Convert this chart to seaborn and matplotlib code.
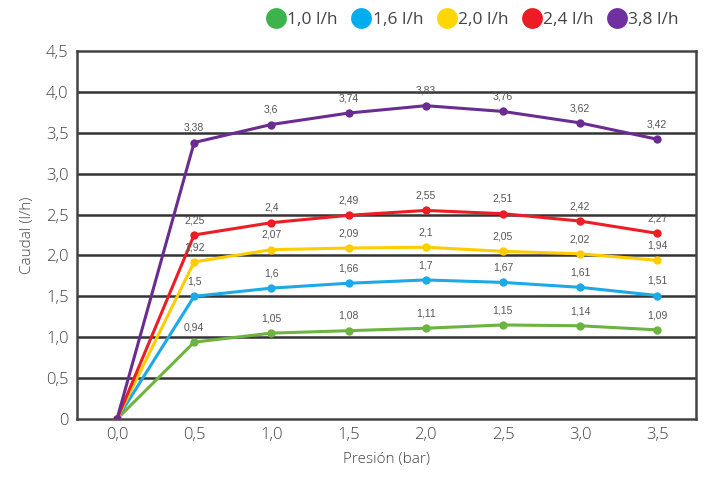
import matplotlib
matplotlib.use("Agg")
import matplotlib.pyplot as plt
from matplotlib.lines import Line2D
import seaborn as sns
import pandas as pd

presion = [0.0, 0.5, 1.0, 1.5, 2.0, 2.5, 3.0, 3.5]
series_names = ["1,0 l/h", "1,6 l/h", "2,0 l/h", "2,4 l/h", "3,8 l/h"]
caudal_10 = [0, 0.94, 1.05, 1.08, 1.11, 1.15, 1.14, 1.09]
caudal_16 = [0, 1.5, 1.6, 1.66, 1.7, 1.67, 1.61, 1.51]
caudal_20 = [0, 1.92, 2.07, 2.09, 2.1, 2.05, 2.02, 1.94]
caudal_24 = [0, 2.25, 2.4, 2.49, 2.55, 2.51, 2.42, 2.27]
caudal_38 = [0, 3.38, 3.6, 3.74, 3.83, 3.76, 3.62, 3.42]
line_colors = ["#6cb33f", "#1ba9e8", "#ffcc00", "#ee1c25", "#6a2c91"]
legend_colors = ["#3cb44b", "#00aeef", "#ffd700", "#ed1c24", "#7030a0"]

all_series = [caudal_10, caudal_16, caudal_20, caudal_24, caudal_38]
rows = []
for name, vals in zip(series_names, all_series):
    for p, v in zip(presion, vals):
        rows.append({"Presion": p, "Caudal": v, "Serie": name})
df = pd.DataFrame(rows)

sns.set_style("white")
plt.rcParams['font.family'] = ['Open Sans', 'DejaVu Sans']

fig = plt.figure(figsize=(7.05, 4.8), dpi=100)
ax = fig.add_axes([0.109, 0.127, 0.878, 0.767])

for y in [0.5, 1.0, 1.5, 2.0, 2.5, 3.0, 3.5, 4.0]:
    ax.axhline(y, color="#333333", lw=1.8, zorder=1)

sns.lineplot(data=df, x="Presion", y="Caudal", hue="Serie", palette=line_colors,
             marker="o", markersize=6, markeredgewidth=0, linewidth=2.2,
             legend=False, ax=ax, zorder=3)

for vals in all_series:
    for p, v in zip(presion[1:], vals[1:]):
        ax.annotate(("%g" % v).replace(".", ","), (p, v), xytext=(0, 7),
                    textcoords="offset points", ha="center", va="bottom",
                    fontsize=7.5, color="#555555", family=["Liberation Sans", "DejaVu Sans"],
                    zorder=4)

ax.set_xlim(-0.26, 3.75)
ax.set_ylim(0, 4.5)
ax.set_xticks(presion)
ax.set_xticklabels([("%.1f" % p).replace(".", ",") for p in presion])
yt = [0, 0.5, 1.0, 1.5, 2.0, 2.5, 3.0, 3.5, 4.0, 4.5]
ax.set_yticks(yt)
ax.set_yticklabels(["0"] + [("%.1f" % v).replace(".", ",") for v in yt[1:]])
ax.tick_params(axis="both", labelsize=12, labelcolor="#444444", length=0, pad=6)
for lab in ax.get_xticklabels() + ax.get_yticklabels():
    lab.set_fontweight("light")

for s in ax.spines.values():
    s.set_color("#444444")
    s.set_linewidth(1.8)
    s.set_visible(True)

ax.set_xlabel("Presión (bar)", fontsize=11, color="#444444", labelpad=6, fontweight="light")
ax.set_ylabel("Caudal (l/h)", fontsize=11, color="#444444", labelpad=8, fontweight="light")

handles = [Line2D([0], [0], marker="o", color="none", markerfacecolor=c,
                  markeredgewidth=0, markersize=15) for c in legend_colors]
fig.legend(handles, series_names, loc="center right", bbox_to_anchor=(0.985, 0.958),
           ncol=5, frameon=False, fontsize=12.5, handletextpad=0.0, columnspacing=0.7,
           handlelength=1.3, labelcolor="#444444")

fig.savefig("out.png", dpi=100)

────────

**Prompt**
Return the material line for line, from its beginning to the line that contains "ax = fig.add_axes([0.109, 0.127, 0.878, 0.767])", with the pictures left out.

**Written response**
Convert this chart to seaborn and matplotlib code.
import matplotlib
matplotlib.use("Agg")
import matplotlib.pyplot as plt
from matplotlib.lines import Line2D
import seaborn as sns
import pandas as pd

presion = [0.0, 0.5, 1.0, 1.5, 2.0, 2.5, 3.0, 3.5]
series_names = ["1,0 l/h", "1,6 l/h", "2,0 l/h", "2,4 l/h", "3,8 l/h"]
caudal_10 = [0, 0.94, 1.05, 1.08, 1.11, 1.15, 1.14, 1.09]
caudal_16 = [0, 1.5, 1.6, 1.66, 1.7, 1.67, 1.61, 1.51]
caudal_20 = [0, 1.92, 2.07, 2.09, 2.1, 2.05, 2.02, 1.94]
caudal_24 = [0, 2.25, 2.4, 2.49, 2.55, 2.51, 2.42, 2.27]
caudal_38 = [0, 3.38, 3.6, 3.74, 3.83, 3.76, 3.62, 3.42]
line_colors = ["#6cb33f", "#1ba9e8", "#ffcc00", "#ee1c25", "#6a2c91"]
legend_colors = ["#3cb44b", "#00aeef", "#ffd700", "#ed1c24", "#7030a0"]

all_series = [caudal_10, caudal_16, caudal_20, caudal_24, caudal_38]
rows = []
for name, vals in zip(series_names, all_series):
    for p, v in zip(presion, vals):
        rows.append({"Presion": p, "Caudal": v, "Serie": name})
df = pd.DataFrame(rows)

sns.set_style("white")
plt.rcParams['font.family'] = ['Open Sans', 'DejaVu Sans']

fig = plt.figure(figsize=(7.05, 4.8), dpi=100)
ax = fig.add_axes([0.109, 0.127, 0.878, 0.767])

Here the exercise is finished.